++++ Material supplied ++++

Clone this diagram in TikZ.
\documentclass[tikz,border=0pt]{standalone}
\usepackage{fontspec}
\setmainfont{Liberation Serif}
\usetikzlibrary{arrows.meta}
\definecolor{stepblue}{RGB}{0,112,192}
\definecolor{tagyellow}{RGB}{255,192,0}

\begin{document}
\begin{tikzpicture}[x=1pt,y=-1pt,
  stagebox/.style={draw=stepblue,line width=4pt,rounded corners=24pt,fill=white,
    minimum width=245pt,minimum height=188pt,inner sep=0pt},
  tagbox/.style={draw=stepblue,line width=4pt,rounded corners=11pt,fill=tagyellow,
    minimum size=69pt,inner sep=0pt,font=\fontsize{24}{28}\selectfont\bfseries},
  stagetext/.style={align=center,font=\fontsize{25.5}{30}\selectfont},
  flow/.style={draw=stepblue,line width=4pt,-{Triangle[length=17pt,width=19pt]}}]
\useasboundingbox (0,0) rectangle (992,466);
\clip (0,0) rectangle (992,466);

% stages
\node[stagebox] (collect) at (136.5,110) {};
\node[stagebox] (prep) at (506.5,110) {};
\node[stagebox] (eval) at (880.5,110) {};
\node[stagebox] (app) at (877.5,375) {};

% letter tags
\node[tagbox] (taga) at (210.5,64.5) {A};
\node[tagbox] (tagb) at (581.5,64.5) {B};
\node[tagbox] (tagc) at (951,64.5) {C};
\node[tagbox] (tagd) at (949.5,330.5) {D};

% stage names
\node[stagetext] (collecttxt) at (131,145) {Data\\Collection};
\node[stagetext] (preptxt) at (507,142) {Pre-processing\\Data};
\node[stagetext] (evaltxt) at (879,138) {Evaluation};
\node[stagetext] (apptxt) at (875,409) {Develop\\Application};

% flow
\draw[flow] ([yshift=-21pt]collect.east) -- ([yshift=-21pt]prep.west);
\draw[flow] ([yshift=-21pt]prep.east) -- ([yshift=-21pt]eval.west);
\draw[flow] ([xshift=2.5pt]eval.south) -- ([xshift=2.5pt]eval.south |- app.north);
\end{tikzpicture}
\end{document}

++++
++++ Material supplied ++++

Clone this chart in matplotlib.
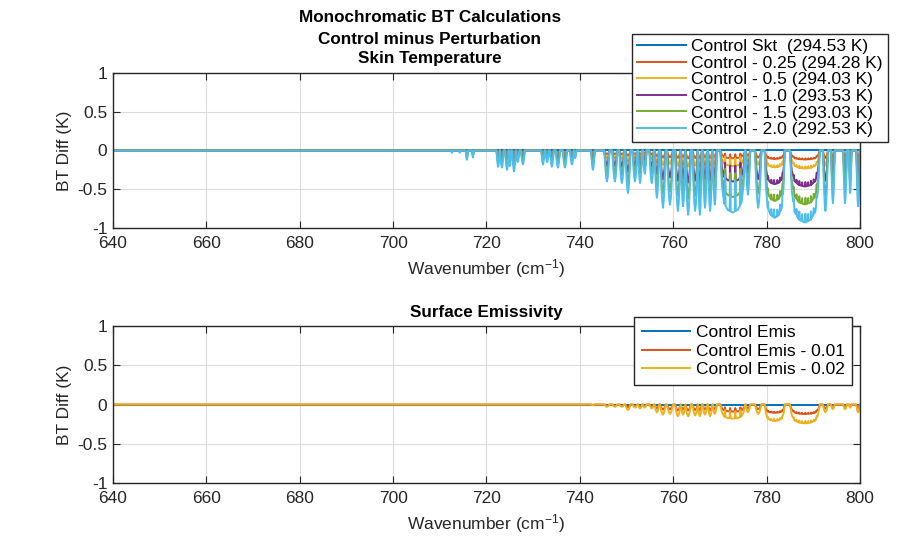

++++

> _Exercise requirements_
Scan the material above for the string "Clone" and return the lines that hold it.

> _Problem solution_
Clone this diagram in TikZ.
Clone this chart in matplotlib.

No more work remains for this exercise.